Doctor Who: Overclocked Exposition Machine
What happens when a show begins to suffer from exposition poisoning.
Ah, Doctor Who. Teacher, mother, secret lover. For nearly 60 years, this weird, square children’s show has been the most consistent presence in the lives of many sci-fi fans1. The world turns and other franchises come and go, but with the exception of a notable 16-year period between 1989 and 2005 there was always a new season of Doctor Who to look forward to2. Or dread, depending on your opinion of the last regeneration—and there are opinions about each one, trust me.

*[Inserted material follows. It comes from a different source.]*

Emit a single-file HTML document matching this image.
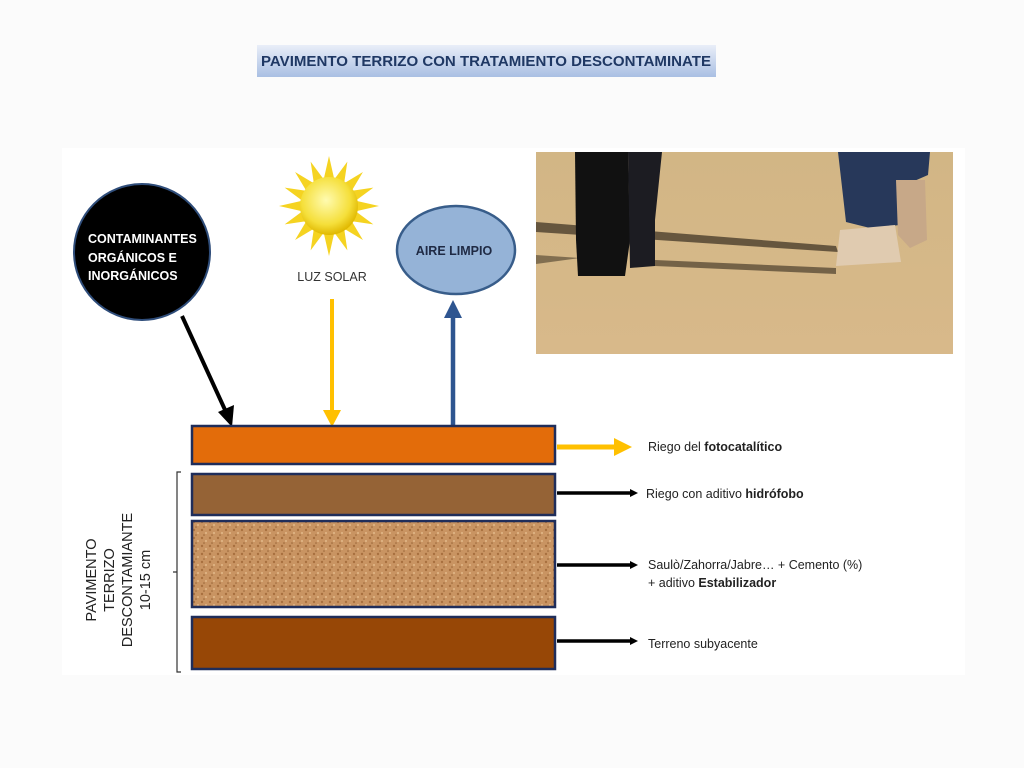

Which is interesting, because we’re living in the Age of the Reboot3. Every single beloved SFF franchise seems destined for a reboot—Batman is headed for its fourth major reinterpretation, and every few years someone thinks they can breathe new life into the moribund Terminator franchise (good luck)4. But Doctor Who has them all beat, because it’s been rebooting itself since 1966, when original actor William Hartnell bowed out due to health issues. Faced with the absence of The Doctor’s face, producers decided that since he was an alien, the face could change5. The Doctor, being a Time Lord, didn’t exactly die—or at least he didn’t die easy. When he suffered damage he couldn’t recover from, he would regenerate into an all-new form, retaining some amount of his memory and developing a wholly new personality. Boom! A reboot.
After that, Doctor Who became one of the rare examples of a franchise that could reboot itself regularly without losing its core appeal—or at least, not all of its core appeal. There have been thirteen (fourteen if you count the War Doctor—fifteen if you count The Division Doctor and holy fuck it might be, like, six hundred the ways things are going) Doctors so far, with a new one on their way, and what’s remarkable is how each reboot has resulted in a thoughtful new version of the character that arguably grows organically from the previous incarnation6.
When Jodie Whitaker took on the role back in 20167, the show also gained a new showrunner in Chris Chibnall, a longtime fan of the show and accomplished television writer and producer. Whitaker’s Thirteenth Doctor has never quite gelled on the screen, and it’s not because she’s a woman, or because Chibnall writes Doctor Who like it’s 1970 and every story must be educational and divided into four parts. No, it’s because Chibs has turned The Doctor into a spluttering exposition machine8.
As You Know, Exposition Sucks

I read a lot of books, professionally and for pleasure, and I am amazed at how many authors simply don’t understand expository writing and why it can absolutely poison your narrative9. I mean, exposition is like reading a story and suddenly the next chapter is a fucking Power Point presentation, fifty-seven slides long and absolutely crammed with 8-point text. Which the author proceeds to read at you, verbatim10.
Often you can’t avoid exposition. Certainly, I’ve indulged in a fair bit of expository writing in my time—sometimes there’s simply no elegant way to show rather than tell. But there’s a difference between the occasional bit of exposition and soaking your story in pages and pages of the stuff.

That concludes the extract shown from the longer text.